Tuesday, October 14, 2008
Suzy Banyon (Jessica Harper) is a New York native, going to Germany to study at one of the most prestigious dance academies in the world. Things are weird from the start, from a girl yelling and running away from the school as she pulls up to the building to being denied entry. The next morning when she does get in there is word around the school that the girl that ran away was murdered during the night. No one at the school thinks too much of it as they all have a lot of work to do.
As Suzy is introduced to everybody and begins to feel comfortable at the school she has a spell of dizziness and faints while dancing. The school's doctor puts her on a strict diet which she must eat alone in her dorm room. Every night after eating Suzy becomes very tired and falls into an almost comatose state of sleep. Her roommate Sarah was friends with the girl who was murdered and began to discover things about the school and its leaders with the other girl, such as hearing footsteps in the middle of the night and whispering. Suzy and Sarah find a pattern in the amount of steps and the direction on a nightly basis. Before she can tell Suzy the rest of the details she is stalked and eventually murdered. The heads of the academy claim she left early in the morning without notice.
Suzy doesn't buy it, and begins to put pieces of the puzzle together in her mind and what she discovers is a world of the dark occult fueled by a 200 year old black witch.

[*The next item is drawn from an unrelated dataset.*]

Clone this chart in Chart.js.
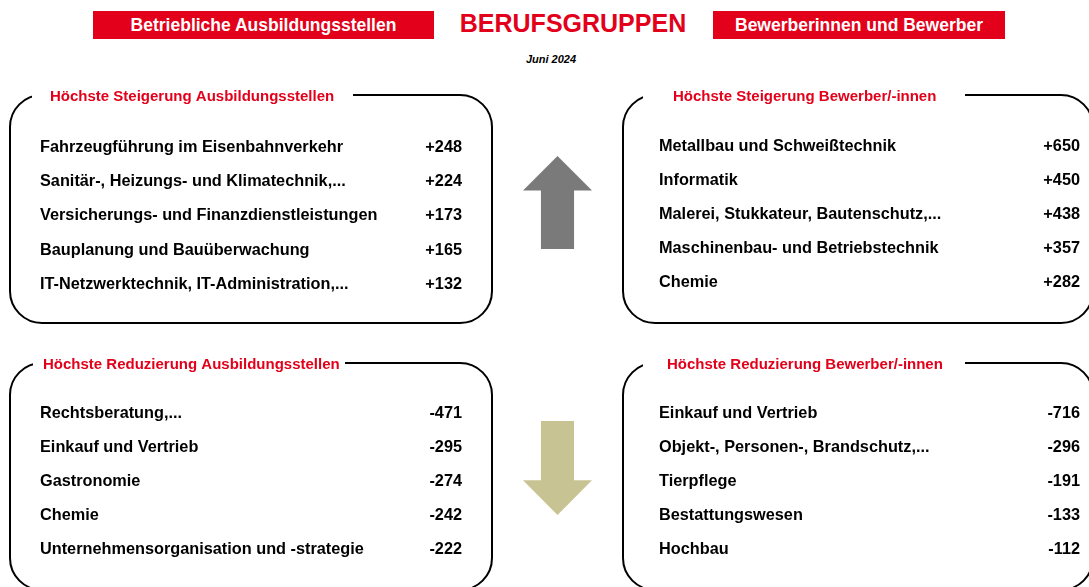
<!DOCTYPE html>
<html lang="de">
<head>
<meta charset="utf-8">
<script src="https://cdn.jsdelivr.net/npm/chart.js@4"></script>
<style>
  html, body { margin: 0; padding: 0; background: #fff; }
  body { width: 1089px; height: 587px; position: relative; overflow: hidden; font-family: "Liberation Sans", Arial, sans-serif; }
  .band { position: absolute; top: 11px; height: 28px; background: #e2001a; color: #fff; font-weight: bold; font-size: 17.5px; line-height: 28px; text-align: center; }
  #title { position: absolute; left: 423px; width: 300px; top: 9px; text-align: center; color: #e2001a; font-weight: bold; font-size: 25px; }
  #sub { position: absolute; left: 451px; width: 200px; top: 53px; text-align: center; font-weight: bold; font-style: italic; font-size: 11px; }
  .box { position: absolute; }
  .arrow { position: absolute; left: 523px; width: 69px; }
  #up { top: 156px; height: 93px; background: #7a7a7a; clip-path: polygon(50% 0, 100% 37%, 74% 37%, 74% 100%, 26% 100%, 26% 37%, 0 37%); }
  #down { top: 421px; height: 94px; background: #c8c393; clip-path: polygon(26% 0, 74% 0, 74% 63%, 100% 63%, 50% 100%, 0 63%, 26% 63%); }
</style>
</head>
<body>
<div class="band" style="left:93px; width:341px;">Betriebliche Ausbildungsstellen</div>
<div id="title">BERUFSGRUPPEN</div>
<div class="band" style="left:713px; width:292px;">Bewerberinnen und Bewerber</div>
<div id="sub">Juni 2024</div>
<div class="arrow" id="up"></div>
<div class="arrow" id="down"></div>

<div class="box" style="left:0; top:80px; width:500px; height:252px;"><canvas id="boxStellenPlus"></canvas></div>
<div class="box" style="left:610px; top:80px; width:490px; height:252px;"><canvas id="boxBewerberPlus"></canvas></div>
<div class="box" style="left:0; top:348px; width:500px; height:250px;"><canvas id="boxStellenMinus"></canvas></div>
<div class="box" style="left:610px; top:348px; width:490px; height:250px;"><canvas id="boxBewerberMinus"></canvas></div>

<script>
// Höchste Steigerung Ausbildungsstellen
const stellenPlusBerufe = ['Fahrzeugführung im Eisenbahnverkehr', 'Sanitär-, Heizungs- und Klimatechnik,...', 'Versicherungs- und Finanzdienstleistungen', 'Bauplanung und Bauüberwachung', 'IT-Netzwerktechnik, IT-Administration,...'];
const stellenPlusWerte = [248, 224, 173, 165, 132];

// Höchste Steigerung Bewerber/-innen
const bewerberPlusBerufe = ['Metallbau und Schweißtechnik', 'Informatik', 'Malerei, Stukkateur, Bautenschutz,...', 'Maschinenbau- und Betriebstechnik', 'Chemie'];
const bewerberPlusWerte = [650, 450, 438, 357, 282];

// Höchste Reduzierung Ausbildungsstellen
const stellenMinusBerufe = ['Rechtsberatung,...', 'Einkauf und Vertrieb', 'Gastronomie', 'Chemie', 'Unternehmensorganisation und -strategie'];
const stellenMinusWerte = [-471, -295, -274, -242, -222];

// Höchste Reduzierung Bewerber/-innen
const bewerberMinusBerufe = ['Einkauf und Vertrieb', 'Objekt-, Personen-, Brandschutz,...', 'Tierpflege', 'Bestattungswesen', 'Hochbau'];
const bewerberMinusWerte = [-716, -296, -191, -133, -112];

const RED = '#e2001a';
const FONT = '"Liberation Sans", Arial, sans-serif';

function fmt(v) {
  return (v > 0 ? '+' : '') + v;
}

// rounded frame with a gap in the top line for the heading
const framePlugin = {
  id: 'frame',
  beforeDraw(chart, args, f) {
    const ctx = chart.ctx;
    const r = f.r, x = f.x, y = f.y, w = f.w, h = f.h;
    ctx.save();
    ctx.strokeStyle = '#000';
    ctx.lineWidth = 2;
    ctx.beginPath();
    ctx.moveTo(x + r, y);
    ctx.arcTo(x + w, y, x + w, y + h, r);
    ctx.arcTo(x + w, y + h, x, y + h, r);
    ctx.arcTo(x, y + h, x, y, r);
    ctx.arcTo(x, y, x + w, y, r);
    ctx.closePath();
    ctx.stroke();
    ctx.fillStyle = '#fff';
    ctx.fillRect(f.gapStart, y - 6, f.gapEnd - f.gapStart, 12);
    ctx.fillStyle = RED;
    ctx.font = 'bold 15px ' + FONT;
    ctx.textBaseline = 'middle';
    ctx.fillText(f.title, f.titleX, y + 1.5);
    ctx.restore();
  }
};

function createBox(canvasId, berufe, werte, frame, pad) {
  const ctx = document.getElementById(canvasId).getContext('2d');
  const tickFont = { family: FONT, size: 16.3, weight: 'bold' };
  new Chart(ctx, {
    type: 'bar',
    data: {
      labels: berufe,
      datasets: [{
        data: werte,
        backgroundColor: 'rgba(0,0,0,0)',
        borderWidth: 0
      }]
    },
    options: {
      indexAxis: 'y',
      responsive: true,
      maintainAspectRatio: false,
      animation: false,
      events: [],
      layout: { padding: pad },
      plugins: {
        legend: { display: false },
        tooltip: { enabled: false },
        frame: frame
      },
      scales: {
        x: { display: false },
        y: {
          position: 'left',
          offset: true,
          grid: { display: false },
          border: { display: false },
          afterFit(scale) { scale.width = 360; },
          ticks: { crossAlign: 'far', color: '#000', font: tickFont, padding: 0 }
        },
        y2: {
          type: 'category',
          position: 'right',
          labels: werte.map(fmt),
          offset: true,
          grid: { display: false },
          border: { display: false },
          afterFit(scale) { scale.width = 50; },
          ticks: { crossAlign: 'far', color: '#000', font: tickFont, padding: 0 }
        }
      }
    },
    plugins: [framePlugin]
  });
}

createBox('boxStellenPlus', stellenPlusBerufe, stellenPlusWerte,
  { x: 10, y: 15, w: 482, h: 228, r: 32, gapStart: 32, gapEnd: 353, titleX: 50, title: 'Höchste Steigerung Ausbildungsstellen' },
  { left: 40, right: 38, top: 50, bottom: 30 });

createBox('boxBewerberPlus', bewerberPlusBerufe, bewerberPlusWerte,
  { x: 13, y: 15, w: 470, h: 228, r: 32, gapStart: 33, gapEnd: 355, titleX: 63, title: 'Höchste Steigerung Bewerber/-innen' },
  { left: 49, right: 20, top: 49, bottom: 32 });

createBox('boxStellenMinus', stellenMinusBerufe, stellenMinusWerte,
  { x: 10, y: 15, w: 482, h: 227, r: 32, gapStart: 33, gapEnd: 345, titleX: 43, title: 'Höchste Reduzierung Ausbildungsstellen' },
  { left: 40, right: 38, top: 48.5, bottom: 31 });

createBox('boxBewerberMinus', bewerberMinusBerufe, bewerberMinusWerte,
  { x: 13, y: 15, w: 470, h: 227, r: 32, gapStart: 33, gapEnd: 355, titleX: 57, title: 'Höchste Reduzierung Bewerber/-innen' },
  { left: 49, right: 20, top: 48.5, bottom: 31 });
</script>
</body>
</html>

No plot outline or review of the film can truly do Suspiria justice. The way the music has a life of its own and the way the lighting is not only beautiful but creates an atmosphere of tension and dread may never be duplicated. The acting is possibly the best of any Argento film.
Argento wanted the students at the academy to be no older than twelve, but the studio and producer (his father Salvatore Argento) thought such a violent film dealing with children so young would be banned or heavily cut. There are many subtle things that work with your subconscious in achieving you to feel they are younger, such as the doorknobs being placed up towards the head so they have to raise their arm to open the door as a child. Or sections of dialogue that are very childish (the "snake" scene in particular).
Suspiria is part story of the occult, the first of his trilogy involving the 3 witch mothers, and part giallo which he is a master of. While it is arguable that Argento's direction may have been better in some of his other films of this era, none were as complete in every aspect of the film. From the score, to the lighting, to the magnificent set pieces, this is a masterpiece of horror. My only wish is that I could see it again for the first time.